“Omar-Jo, son manège à lui” : quand le théâtre et le podcast se rencontrent pour écrire l’Histoire de la guerre civile du Liban (1975-1990)

Entrevue 1


Le Studio-Théâtre de la Comédie-Française se transforme en studio d’enregistrement radiophonique pour donner vie à Omar-Jo, son manège à lui, une adaptation du roman L’Enfant multiple d’Andrée Chedid, signée Guy Zilberstein. “Peu importe que ce soit vrai, l’important, c’est que ce soit juste.” C’est autour de cette idée phare qu’Anne Kessler met en scène ce spectacle qui, à travers l’histoire romancée d’un garçon à l’enfance mutilée par la guerre du Liban, offre une réflexion poignante sur la façon dont la fiction peut transmettre la vérité.

Dans Omar-Jo, son manège à lui, nous assistons à la réalisation du cinquième épisode d’un podcast fictif intitulé “Les enfants de la guerre”. L’équipe, composée d’une réalisatrice, d’un comédien et d’un ingénieur du son, enregistre l’épisode dédié à Omar-Jo, un jeune garçon libanais mutilé lors d’un attentat à Beyrouth en 1987. Arraché à son pays, il trouve refuge à Paris, où il rencontre Maxime, un forain désabusé qui lui redonne goût à la vie. 

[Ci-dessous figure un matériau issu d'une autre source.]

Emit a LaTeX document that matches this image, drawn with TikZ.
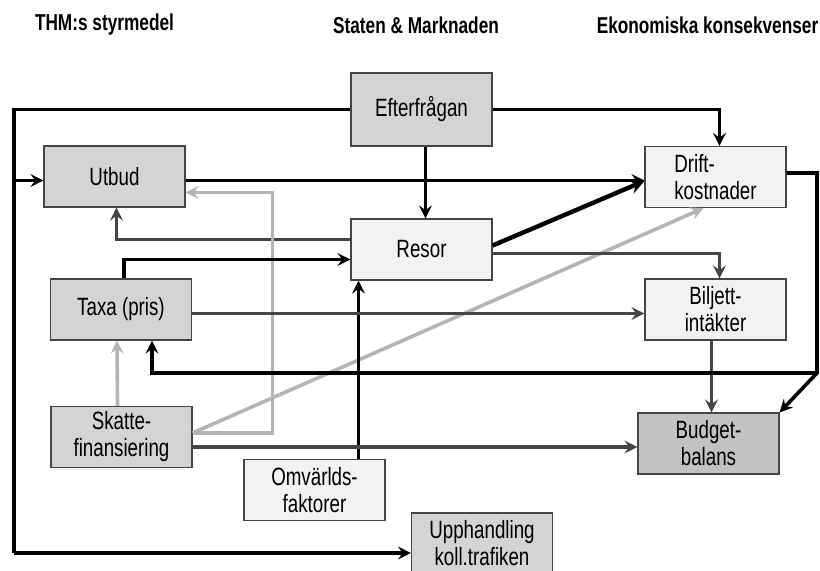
\documentclass[tikz,border=0pt]{standalone}
\usepackage{fontspec}
\setmainfont{Liberation Sans}[FakeStretch=0.75]
\usetikzlibrary{arrows}
\definecolor{boxgray}{HTML}{D4D4D4}
\definecolor{boxlight}{HTML}{F2F2F2}
\definecolor{boxdark}{HTML}{C2C2C2}
\definecolor{edgedark}{HTML}{454545}
\definecolor{edgelight}{HTML}{B4B4B4}
\tikzstyle{graybox} = [rectangle, minimum width=70.5pt, minimum height=30.5pt, align=center, draw=edgedark, fill=boxgray, line width=0.6pt, inner sep=1pt, font=\fontsize{12.5}{13.5}\selectfont]
\tikzstyle{lightbox} = [graybox, fill=boxlight]
\tikzstyle{darkbox} = [graybox, fill=boxdark]
\tikzstyle{header} = [font=\bfseries\fontsize{11.5}{13}\selectfont]
\tikzstyle{arrow} = [line width=1.8pt,->,>=stealth,black]
\tikzstyle{darrow} = [line width=1.8pt,->,>=stealth,edgedark]
\tikzstyle{larrow} = [line width=1.8pt,->,>=stealth,edgelight]
\tikzstyle{line} = [line width=1.8pt,-,black]

\begin{document}
\begin{tikzpicture}[x=0.5pt, y=-0.5pt]
  \useasboundingbox [fill=white] (0,0) rectangle (820,570);

  \node (thm) [header] at (104.5,25) {THM:s styrmedel};
  \node (stat) [header] at (416,25) {Staten \& Marknaden};
  \node (ekon) [header] at (707.5,25) {Ekonomiska konsekvenser};

  \node (eft) [graybox, minimum height=36.5pt] at (421.5,109.5) {Efterfrågan};
  \node (utbud) [graybox] at (114.5,176.5) {Utbud};
  \node (drift) [lightbox, align=left] at (715.5,177) {Drift-\\kostnader};
  \node (resor) [lightbox] at (421.5,249.5) {Resor};
  \node (taxa) [graybox] at (121,309.5) {Taxa (pris)};
  \node (bilj) [lightbox] at (715.5,309.5) {Biljett-\\intäkter};
  \node (skatt) [graybox] at (121.5,437) {Skatte-\\finansiering};
  \node (budget) [darkbox] at (708.5,443.5) {Budget-\\balans};
  \node (omv) [lightbox] at (314.5,490) {Omvärlds-\\faktorer};
  \node (upph) [graybox] at (482,543.5) {Upphandling\\koll.trafiken};

  \coordinate (ltop) at (14,109.5);
  \coordinate (lbot) at (14,553);
  \coordinate (rc) at (817,373);

  \draw [line] (eft.west) -- (ltop) -- (lbot);
  \draw [arrow] (ltop) |- ([yshift=-2pt]utbud.west);
  \draw [arrow] (lbot) -- (lbot -| upph.west);
  \draw [arrow] (eft.east) -| ([xshift=2pt]drift.north);
  \draw [arrow] ([xshift=2pt]eft.south) -- ([xshift=2pt]resor.north);
  \draw [arrow] ([yshift=-2pt]utbud.east) -- ([yshift=-2pt]utbud.east -| drift.west);
  \draw [arrow, line width=2.2pt] ([yshift=2pt]resor.east) -- ([yshift=-2pt]drift.west);
  \draw [darrow] ([yshift=5pt]resor.west) -| ([xshift=1pt]utbud.south);
  \draw [larrow] ([yshift=2pt]skatt.east) -- ++(80,0) |- ([yshift=-8pt]utbud.east);
  \draw [larrow] ([yshift=2pt]skatt.east) -- ([xshift=-6pt]drift.south);
  \draw [larrow] ([xshift=-2pt]skatt.north) -- ([xshift=-2pt]taxa.south);
  \draw [arrow] ([xshift=1.5pt]taxa.north) |- ([yshift=-5pt]resor.west);
  \draw [arrow] ([xshift=22pt]omv.north) -- ([xshift=22pt]omv.north |- resor.south);
  \draw [darrow] ([yshift=-2pt]taxa.east) -- ([yshift=-2pt]taxa.east -| bilj.west);
  \draw [darrow] ([yshift=-2pt]resor.east) -| ([xshift=2pt]bilj.north);
  \draw [darrow] ([xshift=-2pt]bilj.south) -- ([xshift=-2pt]bilj.south |- budget.north);
  \draw [arrow] ([yshift=2pt]drift.east) -| (rc) -- (budget.north east);
  \draw [arrow] (rc) -| ([xshift=15.5pt]taxa.south);
  \draw [darrow] ([yshift=-5pt]skatt.east) -- ([yshift=-5pt]skatt.east -| budget.west);
\end{tikzpicture}
\end{document}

À travers cette adaptation, Anne Kessler nous immerge dans une ambiance feutrée, grâce aux murs en bois clair et au tapis au sol qui réchauffent le studio d’enregistrement. Les trois personnages évoluent derrière un tulle tendu, créant un quatrième mur, frontière délicate qui isole les artistes dans leur bulle de création. Sur ce voile, des images projetées se superposent aux acteurs, faisant apparaître l’enfant et évoquant tour à tour le Beyrouth dévasté des années 1980 et le Paris lumineux du manège. Ces projections, semblables à des éclats de mémoire, créent une toile mouvante où passé et présent se confondent, renforçant l’impression de rêve éveillé dans lequel se trouvent les trois protagonistes en plein processus créatif. On voit à la fois le travail d’enregistrement et le déroulé des discussions entre les personnages débattant du bien fondé de leur démarche. Ainsi, l’enjeu de la pièce n’est pas de reconstituer l’histoire d’Omar-Jo mais de montrer comment une équipe artistique, coupée du monde, débat pour traduire l’indicible. Claire de la Rüe du Can incarne avec une belle sensibilité la réalisatrice Adèle, intimement motivée par l’idée de trouver une vérité artistique qui parle plus fort que les faits.

En utilisant le podcast comme fil conducteur, la pièce établit un lien passionnant entre le théâtre et la radio. Zilberstein avait choisi cette forme pour interroger la place croissante de ce média dans la transmission des histoires contemporaines. Une de ses nouvelles formes, le podcast, qui est devenu de nos jours « une pratique culturelle nouvelle, populaire, nomade, numérique qui parle à tout le monde », explique Anne Kessler, apparaît comme un vecteur d’information et d’art à part entière. 

Omar-Jo, son manège à lui, une mise en scène d’Anne Kessler, d’après une dramaturgie de Guy Zilberstein et interprété par Claire de La Rüe du Can, Dominique Parent et Baptiste Chabauty, jusqu’au 3 novembre 2024.